One of the joys of British supermarkets is the Supermarket Magazine. Free with any purchase, they have all the features found in normal trashy magazines like fashion shoots, recipes and sycophantic reader letters. Sure, all the clothes are from the store and all the recipes are painfully rubbish (Example: Take one slice of OUR BRAND Ham and one slice of OUR BRAND Cheese and place between two slices of OUR BRAND White Sandwich Loaf) but it's free, and there's coupons in the back for 20p off OUR BRAND Instant Coffee.

The Reader Letters are particularly entertaining. There's a lot of people out there who'll say anything for a £20 Tesco voucher or perhaps their lives really were changed by a supermarket. The prize-winning letter in this month's Somerfield magazine was from Mrs C Barker of Hampshire, who sent in a photo of her dog Jack who is apparently fond of bringing in the shopping 'tween his slobbering jaws.

star_letter.jpg

But then in a bizarre twist, this piece of paper been stapled to the page, apparently a last minute addition after the magazine had been printed.

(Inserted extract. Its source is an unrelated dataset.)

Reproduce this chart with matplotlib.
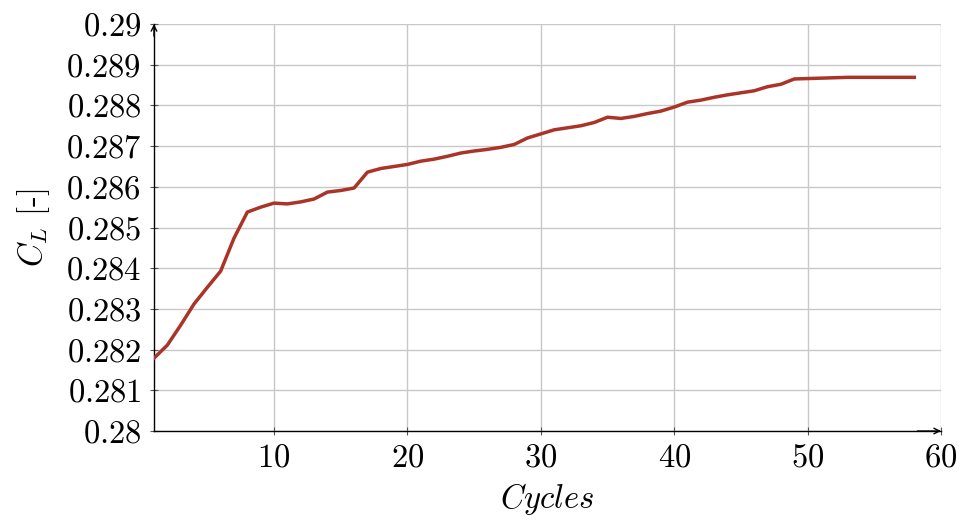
import matplotlib
matplotlib.use("Agg")
import matplotlib.pyplot as plt
from matplotlib.ticker import FixedLocator

plt.rcParams['mathtext.fontset'] = 'cm'
plt.rcParams['font.family'] = ['cmr10', 'DejaVu Serif']
plt.rcParams['axes.formatter.use_mathtext'] = True

cycles = list(range(1, 59))
cl = [0.28179, 0.28211, 0.28260, 0.28312, 0.28353, 0.28393, 0.28474, 0.28538,
      0.28550, 0.28560, 0.28558, 0.28563, 0.28570, 0.28587, 0.28591, 0.28597,
      0.28636, 0.28645, 0.28650, 0.28655, 0.28663, 0.28668, 0.28675, 0.28683,
      0.28688, 0.28692, 0.28697, 0.28704, 0.28720, 0.28730, 0.28740, 0.28745,
      0.28750, 0.28758, 0.28771, 0.28768, 0.28773, 0.28780, 0.28786, 0.28796,
      0.28808, 0.28813, 0.28820, 0.28826, 0.28831, 0.28836, 0.28846, 0.28852,
      0.28865, 0.28866, 0.28867, 0.28868, 0.28869, 0.28869, 0.28869, 0.28869,
      0.28869, 0.28869]

xticks = [10, 20, 30, 40, 50, 60]
yticks = [0.28, 0.281, 0.282, 0.283, 0.284, 0.285, 0.286, 0.287, 0.288, 0.289, 0.29]
ytick_labels = ['0.28', '0.281', '0.282', '0.283', '0.284', '0.285', '0.286',
                '0.287', '0.288', '0.289', '0.29']

fig = plt.figure(figsize=(9.6, 5.21), dpi=100)
ax = fig.add_axes([0.1604, 0.1727, 0.8198, 0.7812])

ax.plot(cycles, cl, color='#ab3428', lw=2.5, zorder=3)

ax.set_xlim(1, 60)
ax.set_ylim(0.28, 0.29)
ax.xaxis.set_major_locator(FixedLocator(xticks))
ax.set_xticklabels([f'${t}$' for t in xticks])
ax.yaxis.set_major_locator(FixedLocator(yticks))
ax.set_yticklabels([f'${t}$' for t in ytick_labels])

ax.grid(True, color='#c8c8c8', lw=1.0)
ax.set_axisbelow(True)
for s in ['top', 'right']:
    ax.spines[s].set_visible(False)
for s in ['left', 'bottom']:
    ax.spines[s].set_color('black')
    ax.spines[s].set_linewidth(1.0)

ax.tick_params(axis='both', direction='inout', length=6, width=0.8,
               labelsize=23.5, pad=6, color='#555555')

# axis arrows
ax.annotate('', xy=(0, 1.0), xytext=(0, 0.97), xycoords='axes fraction',
            arrowprops=dict(arrowstyle='->', lw=1.0, color='black',
                            shrinkA=0, shrinkB=0))
ax.annotate('', xy=(1.0, 0), xytext=(0.97, 0), xycoords='axes fraction',
            arrowprops=dict(arrowstyle='->', lw=1.0, color='black',
                            shrinkA=0, shrinkB=0))

ax.set_xlabel('$Cycles$', fontsize=23.5, labelpad=6)
ax.set_ylabel('$C_L$ [-]', fontsize=23.5, labelpad=10)

fig.savefig('out.png', dpi=100)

April 2005 Edition – Somerfield Magazine – Star Letter £20 Winner
The star letter on page 15 of the April edition of Somerfield Magazine shows a dog carrying in food for it's owner. This is a lighthearted letter.
Somerfield do not recommend allowing any pet to carry food or to have access to food at any time for hygiene reasons. Pets should be excluded from your kitchen and all work surfaces cleaned before food preparation.

So people, take that ten kilo bag of spuds from Fifi's fangs, tell Patches to spit out the loo roll. Dogs of the world must know their place and stick to fetching newspapers and slippers. Has the world gone bloody mad?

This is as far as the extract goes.